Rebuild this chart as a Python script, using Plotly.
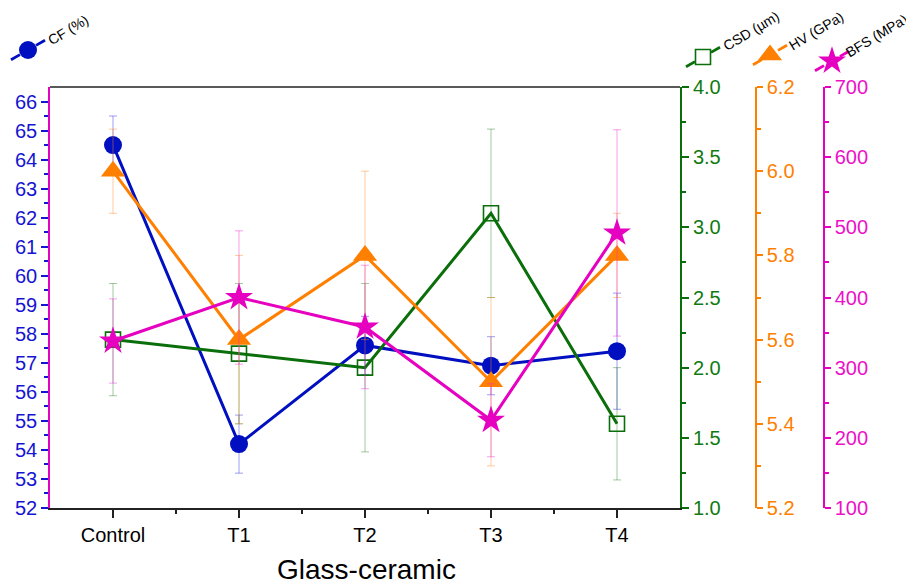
import plotly.graph_objects as go

categories = ["Control", "T1", "T2", "T3", "T4"]
cf = [64.5, 54.2, 57.6, 56.9, 57.4]
cf_err = [1.0, 1.0, 1.0, 1.0, 2.0]
csd = [2.2, 2.1, 2.0, 3.1, 1.6]
csd_err = [0.4, 0.5, 0.6, 0.6, 0.4]
hv = [6.0, 5.6, 5.8, 5.5, 5.8]
hv_err = [0.1, 0.2, 0.2, 0.2, 0.1]
bfs = [338, 400, 358, 225, 492]
bfs_err = [60, 95, 88, 52, 147]

names = ["CF (%)", "CSD (µm)", "HV (GPa)", "BFS (MPa)"]

BLUE = "#0010c0"
BLUE_T = "#1414d2"
GREEN = "#0a6e0a"
GREEN_T = "#107a10"
ORANGE = "#ff7f00"
MAGENTA = "#e600c0"
MAGENTA_T = "#ec10c8"

FONT = "Arial, Liberation Sans, Helvetica, sans-serif"
W, H = 914, 585
OFF = 8  # page body margin in the browser window
PL, PR, PT, PB = 50, 680, 87, 508   # plot area in window pixels


def px(xp, yp):
    """window pixel -> figure paper coordinates"""
    return (xp - OFF) / W, 1 - (yp - OFF) / H


xs = list(range(len(categories)))

fig = go.Figure()


def add_series(y, err, yaxis, color, errcolor, symbol, size, name, mline=0):
    fig.add_trace(go.Scatter(
        x=xs, y=y, yaxis=yaxis, name=name, mode="lines+markers",
        line=dict(color=color, width=3),
        marker=dict(symbol=symbol, size=size, color=color,
                    line=dict(color=color, width=mline)),
        error_y=dict(type="data", array=err, visible=True, color=errcolor,
                     thickness=1, width=4),
        cliponaxis=False, showlegend=False))


add_series(cf, cf_err, "y", BLUE, "rgba(40,40,230,0.45)", "circle", 18, names[0])
add_series(csd, csd_err, "y2", GREEN, "rgba(20,120,20,0.4)", "square-open", 15, names[1], mline=1.6)
add_series(hv, hv_err, "y3", ORANGE, "rgba(255,140,40,0.45)", "triangle-up", 21, names[2])
add_series(bfs, bfs_err, "y4", MAGENTA, "rgba(240,40,220,0.45)", "star", 21, names[3])

# legend glyphs drawn on a hidden full-figure overlay axis (window pixel units)
leg = [
    (28, 50, BLUE, "circle", 18, 0, names[0], (68, 30)),
    (703, 57, GREEN, "square-open", 15, 1.6, names[1], (751, 31)),
    (770, 55, ORANGE, "triangle-up", 21, 0, names[2], (816, 31)),
    (832, 61, MAGENTA, "star", 21, 0, names[3], (876, 36)),
]
for (mx, my, col, sym, sz, ml, nm, tc) in leg:
    for s in (-1, 1):
        x0, y0 = mx + s * 8, my - s * 4.6
        x1, y1 = mx + s * 17, my - s * 9.8
        a0 = px(x0, y0)
        a1 = px(x1, y1)
        fig.add_shape(type="line", xref="paper", yref="paper",
                      x0=a0[0], y0=a0[1], x1=a1[0], y1=a1[1],
                      line=dict(color=col, width=2.8))
    fig.add_trace(go.Scatter(x=[mx], y=[my], xaxis="x2", yaxis="y5", mode="markers",
                             marker=dict(symbol=sym, size=sz, color=col,
                                         line=dict(color=col, width=ml)),
                             showlegend=False, hoverinfo="skip"))
    tx, ty = px(*tc)
    fig.add_annotation(x=tx, y=ty, xref="paper", yref="paper", text=nm,
                       showarrow=False, textangle=-31, xanchor="center", yanchor="middle",
                       font=dict(family=FONT, size=14, color="black"))

# top border
a0 = px(PL, PT)
a1 = px(PR, PT)
fig.add_shape(type="line", xref="paper", yref="paper", x0=a0[0], y0=a0[1], x1=a1[0], y1=a1[1],
              line=dict(color="#222222", width=1.5))

# x-axis title
tx, ty = px(366, 569)
fig.add_annotation(x=tx, y=ty, xref="paper", yref="paper", text="Glass-ceramic",
                   showarrow=False, xanchor="center", yanchor="middle",
                   font=dict(family=FONT, size=28, color="black"))

tickfont = dict(family=FONT, size=20)
xl, yb = px(PL, PB)
xr, yt = px(PR, PT)
xdom = [xl, xr]
ydom = [yb, yt]

fig.update_layout(
    width=W, height=H,
    margin=dict(l=0, r=0, t=0, b=0),
    plot_bgcolor="rgba(0,0,0,0)", paper_bgcolor="white",
    font=dict(family=FONT),
    xaxis=dict(domain=xdom, range=[-0.5, 4.5], tickmode="array", automargin=False,
               tickvals=xs, ticktext=categories, showgrid=False, zeroline=False,
               showline=True, linecolor="#222222", linewidth=1.5,
               ticks="outside", ticklen=8, tickwidth=1.5, tickcolor="#222222",
               minor=dict(tickmode="array", tickvals=[0.5, 1.5, 2.5, 3.5],
                          ticks="outside", ticklen=4, tickwidth=1.5, tickcolor="#222222"),
               tickfont=dict(family=FONT, size=20, color="black")),
    yaxis=dict(domain=ydom, range=[52, 66.5], tickmode="array", tickvals=list(range(52, 67)),
               automargin=False,
               showgrid=False, zeroline=False, showline=True, linecolor=MAGENTA, linewidth=1.5,
               ticks="outside", ticklen=7, tickwidth=1.5, tickcolor=BLUE_T,
               minor=dict(tickmode="array", tickvals=[v + 0.5 for v in range(52, 66)],
                          ticks="outside", ticklen=4, tickwidth=1.5, tickcolor=BLUE_T),
               tickfont=dict(tickfont, color=BLUE_T)),
    yaxis2=dict(range=[1, 4], overlaying="y", side="right", anchor="x", automargin=False,
                dtick=0.5, tickformat=".1f", showgrid=False, zeroline=False,
                showline=True, linecolor=GREEN, linewidth=1.8,
                ticks="outside", ticklen=7, tickwidth=1.5, tickcolor=GREEN,
                minor=dict(dtick=0.25, ticks="outside", ticklen=4, tickwidth=1.5, tickcolor=GREEN),
                tickfont=dict(tickfont, color=GREEN_T)),
    yaxis3=dict(range=[5.2, 6.2], overlaying="y", side="right", anchor="free",
                position=px(756, 0)[0], dtick=0.2, tickformat=".1f", automargin=False,
                showgrid=False, zeroline=False,
                showline=True, linecolor=ORANGE, linewidth=1.5,
                ticks="outside", ticklen=6, tickwidth=1.5, tickcolor=ORANGE,
                minor=dict(dtick=0.1, ticks="outside", ticklen=4, tickwidth=1.5, tickcolor=ORANGE),
                tickfont=dict(tickfont, color=ORANGE)),
    yaxis4=dict(range=[100, 700], overlaying="y", side="right", anchor="free",
                position=px(824, 0)[0], dtick=100, automargin=False,
                showgrid=False, zeroline=False,
                showline=True, linecolor=MAGENTA, linewidth=1.5,
                ticks="outside", ticklen=6, tickwidth=1.5, tickcolor=MAGENTA,
                minor=dict(dtick=50, ticks="outside", ticklen=4, tickwidth=1.5, tickcolor=MAGENTA),
                tickfont=dict(tickfont, color=MAGENTA_T)),
    xaxis2=dict(domain=[0, 1], range=[OFF, W + OFF], visible=False, anchor="y5", automargin=False),
    yaxis5=dict(domain=[0, 1], range=[H + OFF, OFF], visible=False, anchor="x2", automargin=False),
)

fig.write_html("out.html")
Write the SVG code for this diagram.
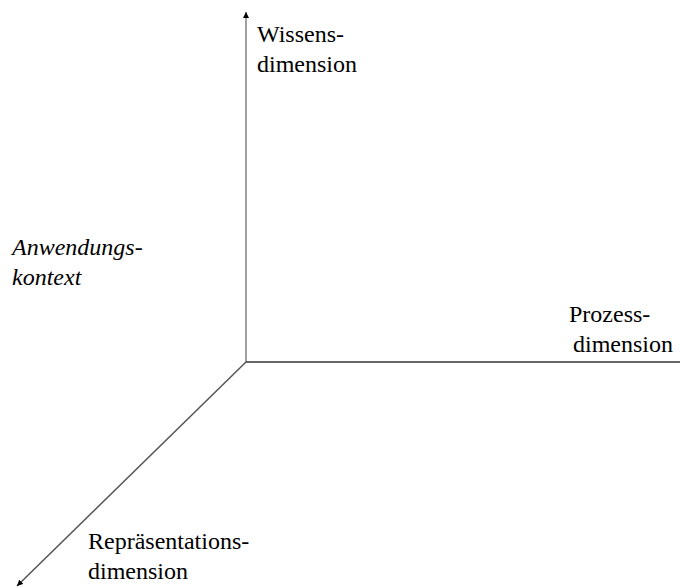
<svg xmlns="http://www.w3.org/2000/svg" width="681" height="587" viewBox="0 0 681 587">
<style>
text{font-family:'Liberation Serif','Times New Roman',Times,'DejaVu Serif',serif;font-size:24px;fill:#000}
.it{font-style:italic}
.ax{fill:none;stroke-width:1.5}
</style>
<defs>
<marker id="ah" viewBox="0 0 10 10" refX="10" refY="5" markerWidth="6" markerHeight="6" markerUnits="userSpaceOnUse" orient="auto">
<path d="M0,0 L10,5 L0,10 z" fill="#000"/>
</marker>
</defs>
<rect width="681" height="587" fill="#fff"/>
<g id="connectors">
<line class="ax" x1="246" y1="362" x2="246" y2="12" stroke="#808080" marker-end="url(#ah)"/>
<line class="ax" x1="246" y1="362" x2="680" y2="362" stroke="#333"/>
<line class="ax" x1="246" y1="362" x2="17" y2="586" stroke="#555" stroke-width="1" marker-end="url(#ah)"/>
</g>
<g id="wissen" font-family="Liberation Serif, serif"><text x="257" y="42">Wissens-</text><text x="257" y="72">dimension</text></g>
<g id="prozess" font-family="Liberation Serif, serif"><text x="569" y="322">Prozess-</text><text x="573" y="352">dimension</text></g>
<g id="repraesentation" font-family="Liberation Serif, serif"><text x="88" y="549">Repräsentations-</text><text x="88" y="579">dimension</text></g>
<g id="anwendung" font-family="Liberation Serif, serif"><text class="it" x="12" y="255">Anwendungs-</text><text class="it" x="12" y="285">kontext</text></g>
</svg>
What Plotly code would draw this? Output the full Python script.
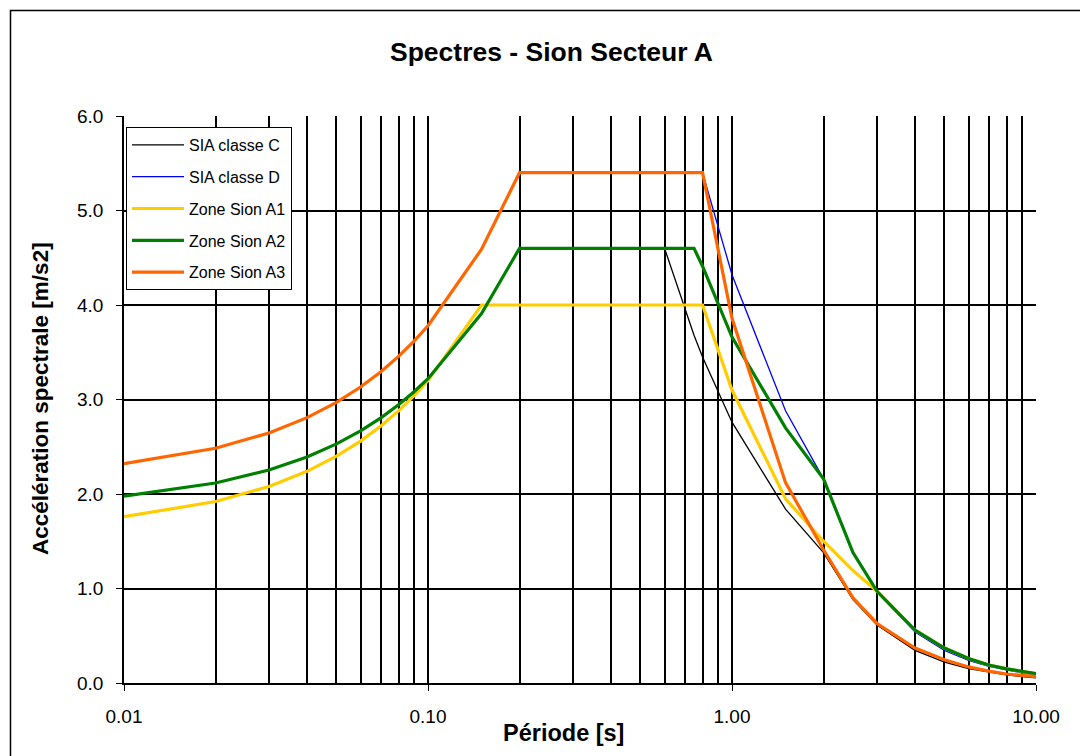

*-*-*

DIRECTION = All lines from the start of the entries above through the line containing "bfs_err = [60, 95, 88, 52, 147]" are to be given again exactly; the pictures are not.

TASK RESULT =
Rebuild this chart as a Python script, using Plotly.
import plotly.graph_objects as go

categories = ["Control", "T1", "T2", "T3", "T4"]
cf = [64.5, 54.2, 57.6, 56.9, 57.4]
cf_err = [1.0, 1.0, 1.0, 1.0, 2.0]
csd = [2.2, 2.1, 2.0, 3.1, 1.6]
csd_err = [0.4, 0.5, 0.6, 0.6, 0.4]
hv = [6.0, 5.6, 5.8, 5.5, 5.8]
hv_err = [0.1, 0.2, 0.2, 0.2, 0.1]
bfs = [338, 400, 358, 225, 492]
bfs_err = [60, 95, 88, 52, 147]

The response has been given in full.